Makes substitutions in a term at selected occurrences of subterms, using a list of theorems.

DESCRIPTION

SUBST_CONV implements the following rule of simultaneous substitution

                    A1 |- t1 = v1 ... An |- tn = vn
   ------------------------------------------------------------------
    A1 u ... u An |- t[t1,...,tn/x1,...,xn] = t[v1,...,vn/x1,...,xn]

The first argument to SUBST_CONV is a list [{redex=x1, residue = A1|-t1=v1},...,{redex = xn, residue = An|-tn=vn}]. The second argument is a template term t[x1,...,xn], in which the variables x1,...,xn are used to mark those places where occurrences of t1,...,tn are to be replaced with the terms v1,...,vn, respectively. Thus, evaluating

   SUBST_CONV [{redex = x1, residue = A1|-t1=v1},...,
               {redex = xn, residue = An|-tn=vn}]
              t[x1,...,xn]
              t[t1,...,tn/x1,...,xn]

returns the theorem

   A1 u ... u An |- t[t1,...,tn/x1,...,xn] = t[v1,...,vn/x1,...,xn]

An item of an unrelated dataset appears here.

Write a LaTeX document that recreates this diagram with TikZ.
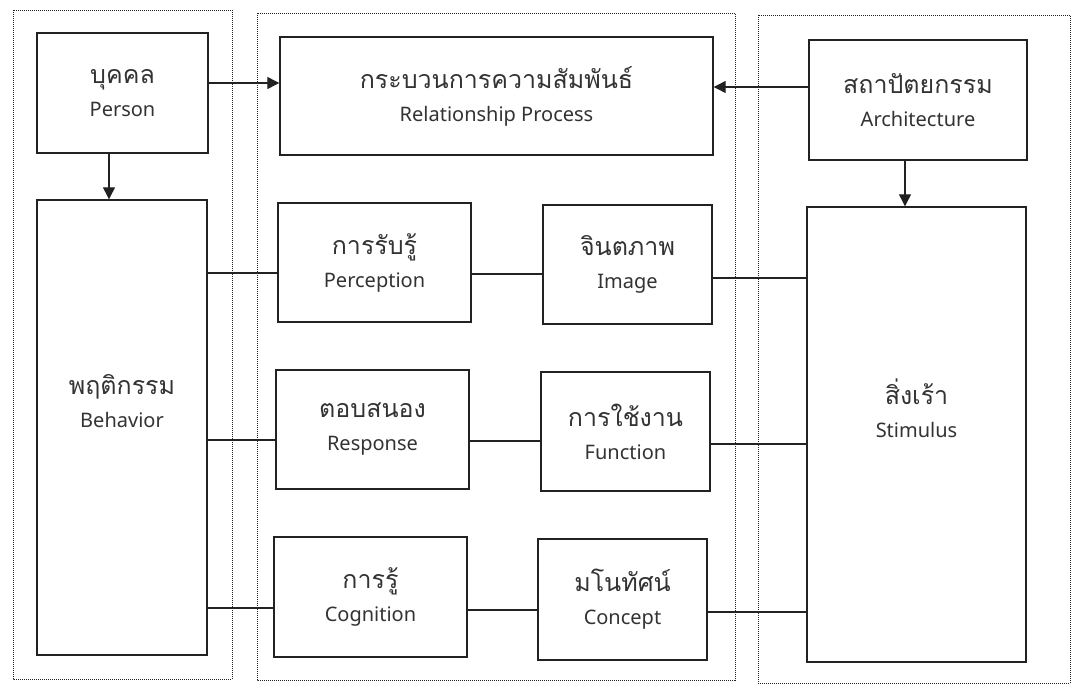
\documentclass[tikz,border=0pt]{standalone}
\usepackage{fontspec}
\setmainfont{Noto Sans}
\newfontfamily\thaifont[Script=Thai]{Loma}
\usetikzlibrary{arrows.meta}
\definecolor{ink}{HTML}{222222}
\definecolor{txt}{HTML}{333333}
\tikzset{
  txtstyle/.style={align=center, text=txt, inner sep=0pt, font=\fontsize{20pt}{33pt}\selectfont},
  box/.style={draw=ink, line width=1.4pt, fill=white, txtstyle},
  grp/.style={draw=ink, line width=1pt, densely dotted},
  link/.style={draw=ink, line width=1.2pt},
  arr/.style={link, -{Triangle[length=12pt,width=12pt]}},
}
\newcommand{\lbl}[2]{{\thaifont\fontsize{25pt}{33pt}\selectfont #1}\\#2}
\begin{document}
\begin{tikzpicture}[x=1pt,y=-1pt]
\useasboundingbox (0,0) rectangle (1073,686);
\fill[white] (0,0) rectangle (1073,686);
% groups
\draw[grp] (13,10) rectangle (232,679);
\draw[grp] (257,13) rectangle (735,680);
\draw[grp] (758,15) rectangle (1070,683);
% boxes
\node[box, minimum width=171pt, minimum height=120pt] (person) at (122.5,93) {\lbl{บุคคล}{Person}};
\node[box, minimum width=170pt, minimum height=455pt,
  label={[txtstyle, yshift=26pt]center:\lbl{พฤติกรรม}{Behavior}}] (behavior) at (122,427.5) {};
\node[box, minimum width=433pt, minimum height=118pt] (rel) at (496.5,96) {\lbl{กระบวนการความสัมพันธ์}{Relationship Process}};
\node[box, minimum width=218pt, minimum height=120pt] (arch) at (918,100) {\lbl{สถาปัตยกรรม}{Architecture}};
\node[box, minimum width=219pt, minimum height=455pt,
  label={[txtstyle, yshift=26pt]center:\lbl{สิ่งเร้า}{Stimulus}}] (stim) at (916.5,434.5) {};
\node[box, minimum width=193pt, minimum height=119pt] (perc) at (374.5,262.5) {\lbl{การรับรู้}{Perception}};
\node[box, minimum width=169pt, minimum height=119pt] (image) at (627.5,264.5) {\lbl{จินตภาพ}{Image}};
\node[box, minimum width=193pt, minimum height=119pt] (resp) at (372.5,429.5) {\lbl{ตอบสนอง}{Response}};
\node[box, minimum width=169pt, minimum height=119pt] (func) at (625.5,431.5) {\lbl{การใช้งาน}{Function}};
\node[box, minimum width=193pt, minimum height=120pt] (cogn) at (370.5,597) {\lbl{การรู้}{Cognition}};
\node[box, minimum width=169pt, minimum height=121pt] (conc) at (622.5,599.5) {\lbl{มโนทัศน์}{Concept}};
% arrows
\draw[arr] (person.east |- 0,83) -- (rel.west |- 0,83);
\draw[arr] (arch.west |- 0,87) -- (rel.east |- 0,87);
\draw[arr] (person.south -| 109,0) -- (behavior.north -| 109,0);
\draw[arr] (arch.south -| 905,0) -- (stim.north -| 905,0);
% links
\draw[link] (behavior.east |- 0,273) -- (perc.west |- 0,273);
\draw[link] (perc.east |- 0,274) -- (image.west |- 0,274);
\draw[link] (image.east |- 0,278) -- (stim.west |- 0,278);
\draw[link] (behavior.east |- 0,440) -- (resp.west |- 0,440);
\draw[link] (resp.east |- 0,441) -- (func.west |- 0,441);
\draw[link] (func.east |- 0,444) -- (stim.west |- 0,444);
\draw[link] (behavior.east |- 0,608) -- (cogn.west |- 0,608);
\draw[link] (cogn.east |- 0,610) -- (conc.west |- 0,610);
\draw[link] (conc.east |- 0,612) -- (stim.west |- 0,612);
\end{tikzpicture}
\end{document}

The occurrence of ti at the places marked by the variable xi must be free (i.e. ti must not contain any bound variables). SUBST_CONV automatically renames bound variables to prevent free variables in vi becoming bound after substitution.

FAILURE

SUBST_CONV [{redex=x1,residue=th1},...,{redex=xn,residue=thn}] t[x1,...,xn] t' fails if the conclusion of any theorem thi in the list is not an equation; or if the template t[x1,...,xn] does not match the term t'; or if and term ti in t' marked by the variable xi in the template, is not identical to the left-hand side of the conclusion of the theorem thi.

EXAMPLE

The values

   - val thm0 = SPEC (Term`0`) ADD1
     and thm1 = SPEC (Term`1`) ADD1
     and x = Term`x:num` and y = Term`y:num`;

   > val thm0 = |- SUC 0 = 0 + 1 : thm
     val thm1 = |- SUC 1 = 1 + 1 : thm
     val x = `x` : term
     val y = `y` : term

can be used to substitute selected occurrences of the terms SUC 0 and SUC 1

- SUBST_CONV [{redex=x, residue=thm0},{redex=y,residue=thm1}]
             (Term`(x + y) > SUC 1`)
             (Term`(SUC 0 + SUC 1) > SUC 1`);
> val it = |- SUC 0 + SUC 1 > SUC 1 = (0 + 1) + 1 + 1 > SUC 1 : thm

The |-> syntax can also be used:

- SUBST_CONV [x |-> thm0, y |-> thm1]
             (Term`(x + y) > SUC 1`)
             (Term`(SUC 0 + SUC 1) > SUC 1`);

USES

SUBST_CONV is used when substituting at selected occurrences of terms and using rewriting rules/conversions is too extensive.

SEEALSO

REWR_CONV, SUBS, SUBST, SUBS_OCCS, |->